Skip to the content.
3. Columnar Storage in SQL Server 2012
3.1 Introduction
- SQL Server used to support pure row storage with two kinds of organization for indices - heaps (unordered) and B-trees (ordered). The primary index could be either, whereas secondary indices were always B-trees. Filtered indices were also supported, ie. an index to store rows that satisfy a particular predicate.
- SQL Server 2012 introduces columnar storage and batch-at-a-time processing.
- It exposes columnar storage in the form of a new index type - column store index.
- Queries are submitted as earlier and the query optimizer decides which index to use, as usual.
- What separates it from Actian Vectorwise is that it allows a query to access data from both kinds of indices.
3.2 Column-wise index storage
- The above figure illustrates how a new column store index is created.

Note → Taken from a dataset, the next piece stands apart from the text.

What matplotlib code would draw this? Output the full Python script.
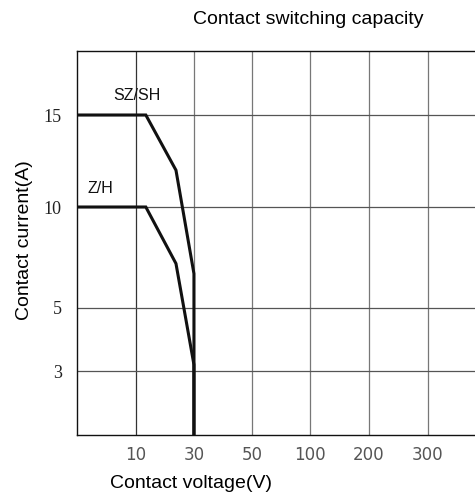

- The rows are first grouped together into groups of about a million rows each. Each group is then encoded and compressed independently, producing one compressed column segment for each column included in the index.
- The column segments are then stored using existing storage mechanisms, with each column segment being stored as a separate blob. Different columns are stored on different pages, but a single blob might end up spanning multiple pages. This is handled by the existing blob storage mechanisms. A segment directory keeps track of different column segments. This directory also maintains metadata about the segments (min, max, size, encoding, etc).

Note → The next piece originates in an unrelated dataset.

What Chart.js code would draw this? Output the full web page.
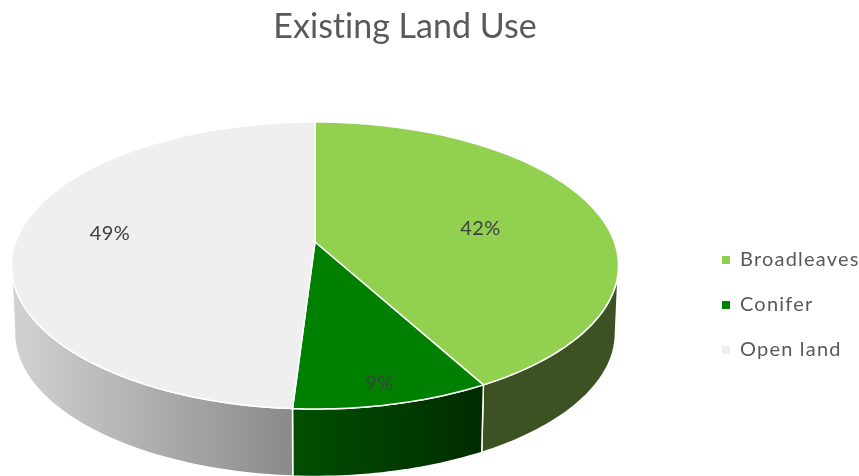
<!DOCTYPE html>
<html>
<head>
<meta charset="utf-8">
<title>Existing Land Use</title>
<script src="https://cdn.jsdelivr.net/npm/chart.js@4"></script>
<style>
  html, body { margin: 0; padding: 0; background: #fff; overflow: hidden; }
  canvas { display: block; }
</style>
</head>
<body>
<canvas id="chart" width="859" height="476"></canvas>
<script>
const landUses = ['Broadleaves', 'Conifer', 'Open land'];
const sharePercent = [42, 9, 49];
const topColors = ['#92D050', '#008000', '#EFEFEF'];
const wallLeftColors = ['#3C5222', '#004F00', '#D2D2D2'];
const wallRightColors = ['#3C5222', '#002C00', '#8A8A8A'];

// label placement inside each slice: fraction of the radius, and of the slice sweep
const labelRadius = [0.57, 0.89, 0.695];
const labelSweep = [0.53, 0.52, 0.52];

// tilted disc: apex of the slices sits above the centre of the drawn ellipse
const disc = { x: 315, y: 242, width: 299.4, down: 100, persp: -0.1638, depth: 67.5, wallScale: 0.99 };

function project(theta, r) {
  const u = r * Math.sin(theta);
  const v = -r * Math.cos(theta);
  const w = 1 + disc.persp * v;
  return { x: disc.x + disc.width * u / w, y: (disc.y + disc.down * v) / w };
}

function rimPoints(from, to) {
  const steps = Math.max(2, Math.ceil((to - from) / 0.02));
  const pts = [];
  for (let i = 0; i <= steps; i++) pts.push(project(from + (to - from) * i / steps, 1));
  return pts;
}

const pie3d = {
  id: 'pie3d',
  beforeDraw(chart) {
    // a tiny tracking value turns off Lato's ligatures in the title
    chart.ctx.letterSpacing = '0.01px';
  },
  afterLayout(chart) {
    // title centres over the disc, legend sits beside it
    chart.titleBlock.left = 0;
    chart.titleBlock.right = 810;
    chart.titleBlock.top = -1;
    const legend = chart.legend;
    legend.left = 722 - legend.options.labels.padding;
    legend.top = 134;
    legend.draw = function () {
      // legend text is tracked out wider than the title
      chart.ctx.letterSpacing = '1.2px';
      Object.getPrototypeOf(legend).draw.call(legend);
      chart.ctx.letterSpacing = '0.01px';
    };
  },
  beforeDatasetsDraw(chart) {
    const ctx = chart.ctx;
    const arcs = chart.getDatasetMeta(0).data;
    const frontFrom = Math.acos(disc.persp);
    const frontTo = 2 * Math.PI - frontFrom;
    ctx.save();
    ctx.lineJoin = 'round';
    ctx.strokeStyle = '#fff';

    // side walls, only the part facing the viewer
    arcs.forEach((arc, i) => {
      const from = Math.max(arc.startAngle + Math.PI / 2, frontFrom);
      const to = Math.min(arc.endAngle + Math.PI / 2, frontTo);
      if (to <= from) return;
      const rim = rimPoints(from, to);
      const base = rim.map(p => ({
        x: disc.x + (p.x - disc.x) * disc.wallScale,
        y: p.y + disc.depth
      })).reverse();
      const xs = rim.map(p => p.x);
      const grad = ctx.createLinearGradient(Math.min(...xs), 0, Math.max(...xs), 0);
      grad.addColorStop(0, wallLeftColors[i]);
      grad.addColorStop(1, wallRightColors[i]);
      ctx.beginPath();
      rim.concat(base).forEach((p, k) => (k ? ctx.lineTo(p.x, p.y) : ctx.moveTo(p.x, p.y)));
      ctx.closePath();
      ctx.fillStyle = grad;
      ctx.fill();
      ctx.lineWidth = 1.5;
      ctx.stroke();
    });

    // top face
    arcs.forEach((arc, i) => {
      const rim = rimPoints(arc.startAngle + Math.PI / 2, arc.endAngle + Math.PI / 2);
      ctx.beginPath();
      ctx.moveTo(disc.x, disc.y);
      rim.forEach(p => ctx.lineTo(p.x, p.y));
      ctx.closePath();
      ctx.fillStyle = topColors[i];
      ctx.fill();
      ctx.lineWidth = 1.5;
      ctx.stroke();
    });

    // percentage labels
    ctx.fillStyle = '#404040';
    ctx.font = '20px Lato';
    ctx.letterSpacing = '0.4px';
    ctx.textAlign = 'center';
    ctx.textBaseline = 'middle';
    arcs.forEach((arc, i) => {
      const theta = arc.startAngle + Math.PI / 2 + (arc.endAngle - arc.startAngle) * labelSweep[i];
      const p = project(theta, labelRadius[i]);
      ctx.fillText(sharePercent[i] + '%', p.x, p.y);
    });
    ctx.letterSpacing = '0.01px';
    ctx.restore();
    return false;
  }
};

new Chart(document.getElementById('chart'), {
  type: 'pie',
  data: {
    labels: landUses,
    datasets: [{
      data: sharePercent,
      backgroundColor: topColors,
      borderWidth: 0
    }]
  },
  plugins: [pie3d],
  options: {
    responsive: false,
    animation: false,
    plugins: {
      title: {
        display: true,
        text: 'Existing Land Use',
        color: '#595959',
        font: { family: 'Lato', size: 34, weight: 'normal' },
        padding: { top: 8, bottom: 8 }
      },
      legend: {
        position: 'right',
        labels: {
          color: '#595959',
          font: { family: 'Lato', size: 20 },
          boxWidth: 8,
          boxHeight: 8,
          padding: 25
        }
      },
      tooltip: { enabled: false }
    }
  }
});
</script>
</body>
</html>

- Dictionary compression is used for string columns, and the resulting dictionaries are stored in separate blobs.
- Using blob storage leverages existing storage mechanisms, and also features like logging, locking, recovery, partitioning, mirroring, replication, and so on.
3.3 I/O and Caching
- Column segments and dictionaries are brought into memory as needed. They are not stored in the paginated buffer pools, but in a new cache designed to hold large objects. Each object is stored contiguously and not scattered across pages.
- A column segment might span multiple disk pages. Therefore, read-ahead is aggressively applied at the page and segment levels, and for data dictionaries.
3.4 Batch Processing
- Standard operators process data based on a row-at-a-time iterator model. Batch processing introduces operators that process batches of rows at a time.
- A batch typically consists of around a thousand rows. Each column is stored as a contiguous vector of fixed-size elements.
- A separate qualifying rows vector is maintained alongside the column vectors. Values of this vector signify whether a row has been logically “deleted” from the batch. When predicates are evaluated, results are marked by setting/resetting (a single) bit in the qualifying rows vector.
- Row batches can be processed very efficiently. On modern hardware, it enables loop unrolling and memory prefetching and minimizes cache misses, TLB misses and branch mispredictions.
- Only a subset of the query operators are supported in batch mode: scan, filter, project, hash (inner) join and (local) hash aggregation.